Aim | Output a single figure: the number of lines in which the word "that" appears.

(Stored data entries)

^^^^^^^^

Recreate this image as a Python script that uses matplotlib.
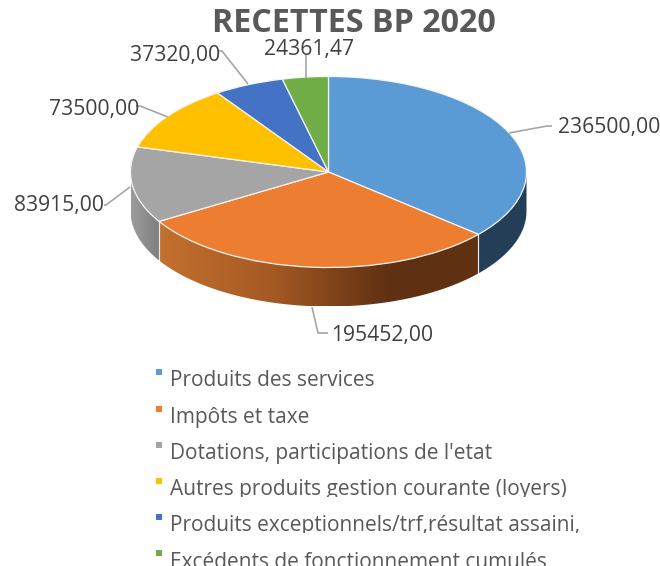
import matplotlib
matplotlib.use("Agg")
import matplotlib.pyplot as plt
import numpy as np
from matplotlib.colors import LinearSegmentedColormap
from matplotlib.patches import Polygon, Rectangle

plt.rcParams['font.family'] = ['Open Sans', 'DejaVu Sans']

categories = ["Produits des services", "Impôts et taxe", "Dotations, participations de l'etat",
              "Autres produits gestion courante (loyers)", "Produits exceptionnels/trf,résultat assaini,",
              "Excédents de fonctionnement cumulés"]
values = [236500.00, 195452.00, 83915.00, 73500.00, 37320.00, 24361.47]
colors = ['#5B9BD5', '#ED7D31', '#A5A5A5', '#FFC000', '#4472C4', '#70AD47']
title = "RECETTES BP 2020"

W, H = 660, 566
cx, cy, rx, ry, depth = 328.5, 172, 198, 95.5, 39

fig = plt.figure(figsize=(W / 100, H / 100), dpi=100, facecolor='white')

# pie axes: one data unit is rx pixels across and ry pixels down, so the circle becomes the ellipse
pie_ax = fig.add_axes([0, 0, 1, 1])
pie_ax.pie(values, colors=colors, startangle=90, counterclock=False, radius=1,
           wedgeprops=dict(edgecolor='#F4F4F4', linewidth=0.9, zorder=5))
pie_ax.set_aspect('auto')
xlim = (-cx / rx, (W - cx) / rx)
ylim = (-(H - cy) / ry, cy / ry)

# side wall of the slices
d = depth / ry
walls = {0: [(0, '#243F57'), (1, '#243F57')],
         1: [(0, '#C4702E'), (0.35, '#A55A24'), (0.72, '#5F3012'), (1, '#5F3012')],
         2: [(0, '#9C9C9C'), (1, '#7E7E7E')]}
edges = 90 - np.concatenate([[0], np.cumsum(values)]) / np.sum(values) * 360
for i, stops in walls.items():
    lo, hi = max(edges[i + 1], -180), min(edges[i], 0)
    t = np.radians(np.linspace(lo, hi, 100))
    xs, ys = np.cos(t), np.sin(t)
    pts = np.column_stack([np.r_[xs, xs[::-1]], np.r_[ys, ys[::-1] - d]])
    wall = Polygon(pts, closed=True, facecolor='none', edgecolor='none', transform=pie_ax.transData)
    pie_ax.add_patch(wall)
    cmap = LinearSegmentedColormap.from_list('wall%d' % i, stops)
    im = pie_ax.imshow(np.linspace(0, 1, 256)[None, :], cmap=cmap, aspect='auto', zorder=2,
                       extent=(xs.min(), xs.max(), ys.min() - d, ys.max()))
    im.set_clip_path(wall)
    for a in (lo, hi):
        if -180 < a < 0:
            x, y = np.cos(np.radians(a)), np.sin(np.radians(a))
            pie_ax.plot([x, x], [y, y - d], color='#E8E8E8', lw=0.8, zorder=3)
pie_ax.set_xlim(xlim)
pie_ax.set_ylim(ylim)
pie_ax.axis('off')

# overlay in pixels for the texts
ax = fig.add_axes([0, 0, 1, 1], facecolor='none')
ax.set_xlim(0, W)
ax.set_ylim(H, 0)
ax.axis('off')

ax.text(353.5, 24, title, ha='center', va='center', fontsize=23.2, fontweight='bold', color='#595959')

# leader lines and value labels
leaders = [([509, 547, 552], [133, 126, 126]),
           ([312, 318, 328], [307, 333, 333]),
           ([130, 106, 104], [187, 205, 205]),
           ([168, 140, 136], [117, 106, 106]),
           ([248, 222, 219], [84, 51, 51]),
           ([306, 306], [78, 55])]
label_pos = [(558, 128, 'left'), (331, 336, 'left'), (104, 206, 'right'),
             (139, 110, 'right'), (220, 55, 'right'), (264, 50, 'left')]
for (lx, ly), (tx, ty, ha), v in zip(leaders, label_pos, values):
    ax.plot(lx, ly, color='#A6A6A6', lw=1.2, solid_capstyle='butt')
    ax.text(tx, ty, f"{v:.2f}".replace('.', ','), ha=ha, va='center', fontsize=15.2, color='#404040')

# legend, rows 4 and 5 are cut at the bottom in the original
rows = [381, 418, 454, 490, 526, 562]
clip_bottom = [None, None, None, 497, 533, None]
for name, col, y, cb in zip(categories, colors, rows, clip_bottom):
    ax.add_patch(Rectangle((155.5, y - 12), 6, 6, facecolor=col, edgecolor='none'))
    t = ax.text(170, y, name, ha='left', va='center', fontsize=15, color='#595959')
    if cb is not None:
        t.set_clip_on(True)
        t.set_clip_path(Rectangle((0, 0), W, cb, transform=ax.transData))

fig.savefig('out.png', dpi=100)
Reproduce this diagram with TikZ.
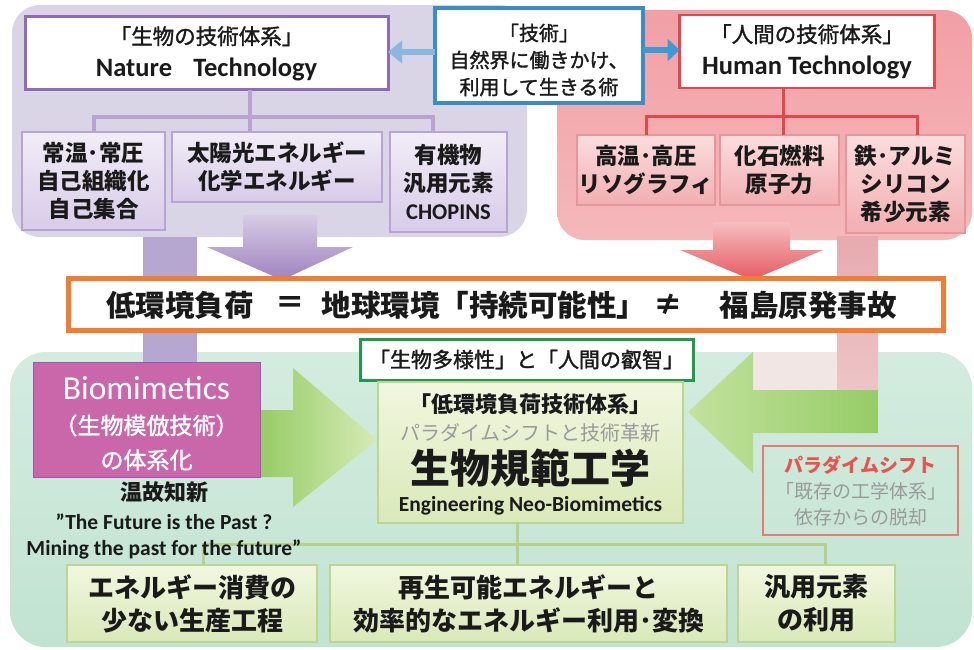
\documentclass[tikz,border=0pt]{standalone}
\usepackage{fontspec}
\setmainfont{Carlito}
\newfontfamily\jp{Noto Sans CJK JP}
\newfontfamily\jpm[FakeBold=1.5]{Noto Sans CJK JP}
\usetikzlibrary{arrows.meta}
\definecolor{purpleReg}{HTML}{DAD4E7}
\definecolor{purpleB}{HTML}{8E6CB4}
\definecolor{pchildTop}{HTML}{F2EDF7}
\definecolor{pchildBot}{HTML}{D8CBE8}
\definecolor{pchildB}{HTML}{B9A4D1}
\definecolor{redRegTop}{HTML}{F29FA5}
\definecolor{redRegBot}{HTML}{F5B8BB}
\definecolor{redB}{HTML}{E2474E}
\definecolor{rchildTop}{HTML}{FBDDDE}
\definecolor{rchildBot}{HTML}{F2AEB1}
\definecolor{rchildB}{HTML}{E5979B}
\definecolor{blueB}{HTML}{3B8DC9}
\definecolor{arrowL}{HTML}{8AB7DF}
\definecolor{arrowR}{HTML}{3E9AD6}
\definecolor{orangeB}{HTML}{F07D31}
\definecolor{greenRegTop}{HTML}{D3ECDF}
\definecolor{greenRegBot}{HTML}{C2E3D1}
\definecolor{greenB}{HTML}{1F9B4B}
\definecolor{magentaBox}{HTML}{C967AA}
\definecolor{garrow}{HTML}{96CC66}
\definecolor{garrowLight}{HTML}{D6EBB6}
\definecolor{centerTop}{HTML}{F1F7DF}
\definecolor{centerBot}{HTML}{D9E9B8}
\definecolor{centerB}{HTML}{BBD592}
\definecolor{connG}{HTML}{B8D08E}
\definecolor{purpleBar}{HTML}{B6A7D0}
\definecolor{pinkBar}{HTML}{E6ABAF}
\definecolor{paraRed}{HTML}{E8534F}
\definecolor{grayText}{HTML}{9A9A9A}
\definecolor{paraB}{HTML}{E87A72}
\definecolor{textDark}{HTML}{1A1A1A}
\definecolor{cornerFill}{HTML}{F1E6E3}
\begin{document}
\begin{tikzpicture}[x=1pt,y=-1pt,
  every node/.style={inner sep=0pt, outer sep=0pt, text=textDark},
  whitebox/.style={rectangle, fill=white, align=center},
  pchild/.style={rectangle, draw=pchildB, line width=1.5pt, top color=pchildTop, bottom color=pchildBot, align=center,
     font=\jp\bfseries\fontsize{22.5}{28}\selectfont},
  rchild/.style={rectangle, draw=rchildB, line width=1.5pt, top color=rchildTop, bottom color=rchildBot, align=center,
     font=\jp\bfseries\fontsize{22.5}{28}\selectfont},
  gchild/.style={rectangle, draw=centerB, line width=1.5pt, top color=centerTop, bottom color=centerBot, align=center,
     font=\jp\bfseries\fontsize{26}{33}\selectfont},
  pconn/.style={draw=pchildB, line width=4pt},
  rconn/.style={draw=redB, line width=3pt},
  gconn/.style={draw=connG, line width=3pt},
  barjp/.style={font=\jp\bfseries\fontsize{29.5}{30}\selectfont}
]
\useasboundingbox (0,0) rectangle (974,650);

% ---------- background regions ----------
\fill[purpleReg, rounded corners=28pt] (12,5) rectangle (527,237);
\shade[top color=redRegTop, bottom color=redRegBot, rounded corners=28pt] (557,10) rectangle (972,240);
\shade[top color=greenRegTop, bottom color=greenRegBot, rounded corners=36pt] (10,352) rectangle (972,647);
\fill[cornerFill] (753,352) rectangle (837,390);

% ---------- vertical bars ----------
\fill[purpleBar] (143,237) rectangle (197,362);
\shade[top color=pinkBar, bottom color=pinkBar!70!white] (837,236) rectangle (878,391);

% ---------- top boxes ----------
\node[whitebox, draw=purpleB, line width=3pt, minimum width=363pt, minimum height=73pt,
      font=\fontsize{21.5}{32}\selectfont] (nature) at (206.5,53.5)
  {{\jpm 「生物の技術体系」}\\{\bfseries\fontsize{26.5}{32}\selectfont Nature\hspace{0.8em}Technology}};
\node[whitebox, draw=redB, line width=2.5pt, minimum width=255pt, minimum height=73pt,
      font=\fontsize{21.5}{32}\selectfont] (human) at (807,51.5)
  {{\jpm 「人間の技術体系」}\\{\bfseries\fontsize{26.5}{32}\selectfont Human Technology}};
\node[whitebox, draw=blueB, line width=4pt, minimum width=208pt, minimum height=95pt] (tech) at (539,55.5) {};
\node[align=center, font=\jpm\fontsize{20}{27}\selectfont] (techtxt) at (539,60)
  {「技術」\\自然界に働きかけ、\\利用して生きる術};

\draw[arrowL, line width=6pt, -{Triangle[length=14pt,width=22pt]}] (tech.west |- 0,52) -- (nature.east |- 0,52);
\draw[arrowR, line width=6pt, -{Triangle[length=12pt,width=22pt]}] (tech.east |- 0,50) -- (human.west |- 0,50);

% ---------- purple children ----------
\node[pchild, minimum width=143pt, minimum height=98pt] (p1) at (93.5,181) {常温･常圧\\自己組織化\\自己集合};
\node[pchild, minimum width=210pt, minimum height=70pt] (p2) at (277,167) {太陽光エネルギー\\化学エネルギー};
\node[pchild, minimum width=117pt, minimum height=100pt] (p3) at (448.5,182)
  {有機物\\汎用元素\\{\normalfont\bfseries\fontsize{22.5}{28}\selectfont CHOPINS}};
\coordinate (pj) at (250,117);
\coordinate (pr) at (433,117);
\draw[pconn] (pj |- nature.south) -- (pj |- p2.north);
\draw[pconn] (p1.north) |- (pr) -- (pr |- p3.north);

% ---------- red children ----------
\node[rchild, minimum width=138pt, minimum height=70pt] (r1) at (646,170) {高温･高圧\\リソグラフィ};
\node[rchild, minimum width=119pt, minimum height=70pt] (r2) at (779.5,170) {化石燃料\\原子力};
\node[rchild, minimum width=119pt, minimum height=98pt] (r3) at (905.5,184) {鉄･アルミ\\シリコン\\希少元素};
\coordinate (rj) at (783,117);
\coordinate (rr) at (917,117);
\draw[rconn] (rj |- human.south) -- (rj |- r2.north);
\draw[rconn] (r1.north) |- (rr) -- (rr |- r3.north);

% ---------- big down arrows ----------
\shade[top color=purpleB!35!white, bottom color=purpleB!85!white]
  (243,215) -- (317,215) -- (317,247) -- (353,247) -- (282,280) -- (207,247) -- (243,247) -- cycle;
\shade[top color=redB!35!white, bottom color=redB!90!white]
  (713,222) -- (790,222) -- (790,250) -- (823,250) -- (752,280) -- (680,250) -- (713,250) -- cycle;

% ---------- central orange bar ----------
\node[whitebox, draw=orangeB, line width=5pt, minimum width=875pt, minimum height=52pt] (bar) at (505.5,304.5) {};
\node[barjp] (b1) at (180,305) {低環境負荷};
\node[barjp] (b2) at (290,305) {＝};
\node[barjp] (b3) at (484,305) {地球環境「持続可能性」};
\node[barjp] (b4) at (668,305) {≠};
\node[barjp] (b5) at (808,305) {福島原発事故};

% ---------- green arrows ----------
\shade[left color=garrow, right color=garrowLight]
  (260,410) -- (293,410) -- (293,368) -- (377,440) -- (293,507) -- (293,477) -- (260,477) -- cycle;
\shade[left color=garrowLight!70!garrow, right color=garrow]
  (688,412) -- (753,352) -- (753,390) -- (878,390) -- (878,433) -- (753,433) -- (753,473) -- cycle;

% ---------- label box ----------
\node[whitebox, draw=greenB, line width=3pt, minimum width=333pt, minimum height=41pt,
      font=\jpm\fontsize{21}{21}\selectfont] (wisdom) at (526.5,359.5) {「生物多様性」と「人間の叡智」};

% ---------- center box ----------
\node[rectangle, draw=centerB, line width=1.5pt, top color=centerTop, bottom color=centerBot,
      minimum width=305pt, minimum height=141pt] (center) at (530.5,452.5) {};

% ---------- bottom boxes and connectors ----------
\node[gchild, minimum width=250pt, minimum height=77pt] (g1) at (192,603.5) {エネルギー消費の\\少ない生産工程};
\node[gchild, minimum width=397pt, minimum height=77pt] (g2) at (528.5,603.5) {再生可能エネルギーと\\効率的なエネルギー利用･変換};
\node[gchild, minimum width=157pt, minimum height=77pt] (g3) at (816.5,603.5) {汎用元素\\の利用};
\coordinate (gj) at (517,544);
\coordinate (gl) at (203,544);
\coordinate (gr) at (825,544);
\draw[gconn] (center.south -| gj) -- (gj);
\draw[gconn] (gl |- g1.north) -- (gl) -- (gr) -- (gr |- g3.north);
\draw[gconn] (gj) -- (gj |- g2.north);

\node[font=\jp\bfseries\fontsize{22}{22}\selectfont] (c1) at (530.5,404) {「低環境負荷技術体系」};
\node[font=\jp\fontsize{20}{20}\selectfont, text=grayText] (c2) at (530.5,433) {パラダイムシフトと技術革新};
\node[font=\jp\bfseries\fontsize{40}{40}\selectfont] (c3) at (530.5,468) {生物規範工学};
\node[font=\bfseries\fontsize{21.5}{21.5}\selectfont] (c4) at (530.5,506) {Engineering Neo-Biomimetics};

% ---------- biomimetics ----------
\node[rectangle, fill=magentaBox, draw=magentaBox!80!blue, line width=1pt, minimum width=227pt, minimum height=115pt] (bio) at (146.5,419.5) {};
\node[align=center, text=white, font=\fontsize{23}{34.5}\selectfont] (biotxt) at (146.5,423.5)
  {{\fontsize{33.5}{34.5}\selectfont Biomimetics}\\{\jpm （生物模倣技術）}\\{\jpm の体系化}};

\node[font=\jp\bfseries\fontsize{22}{22}\selectfont] (onko) at (164,492) {温故知新};
\node[font=\bfseries\fontsize{21.5}{21.5}\selectfont] (q1) at (164,522) {”The Future is the Past ?};
\node[font=\bfseries\fontsize{21.5}{21.5}\selectfont] (q2) at (164,549) {Mining the past for the future"};

% ---------- paradigm box ----------
\node[rectangle, draw=paraB, line width=1.5pt, minimum width=195pt, minimum height=89pt] (para) at (860.5,490.5) {};
\node[align=center, font=\jp\fontsize{19}{26}\selectfont, text=grayText] (paratxt) at (860.5,491)
  {{\bfseries\color{paraRed}パラダイムシフト}\\「既存の工学体系」\\依存からの脱却};
\end{tikzpicture}
\end{document}
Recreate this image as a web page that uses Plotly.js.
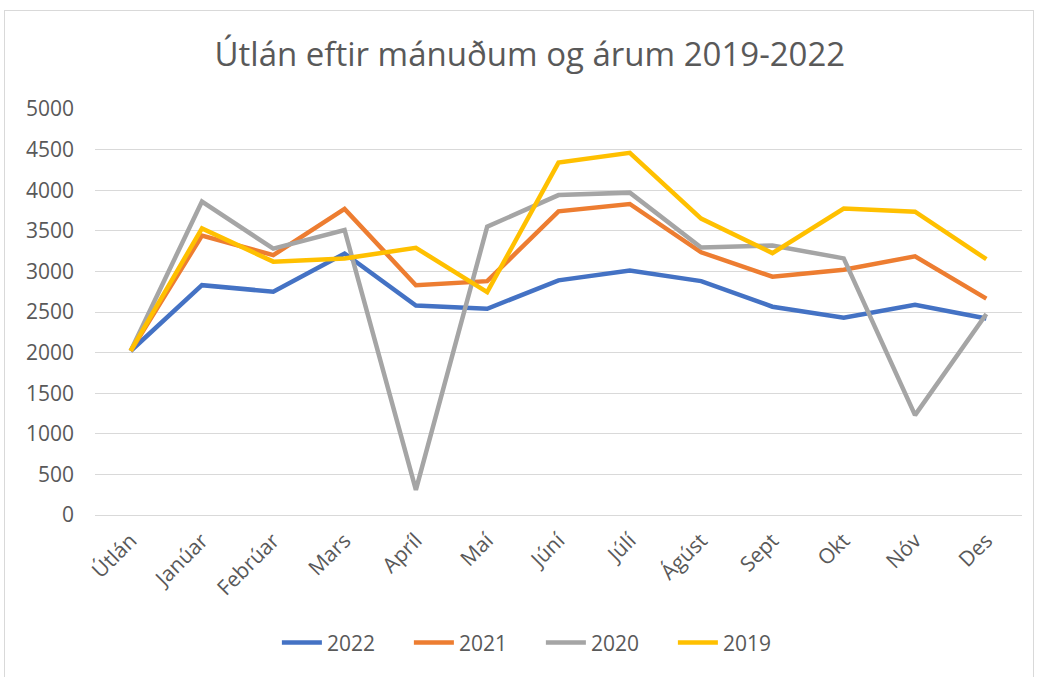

^^^^^^^^

Written solution | 2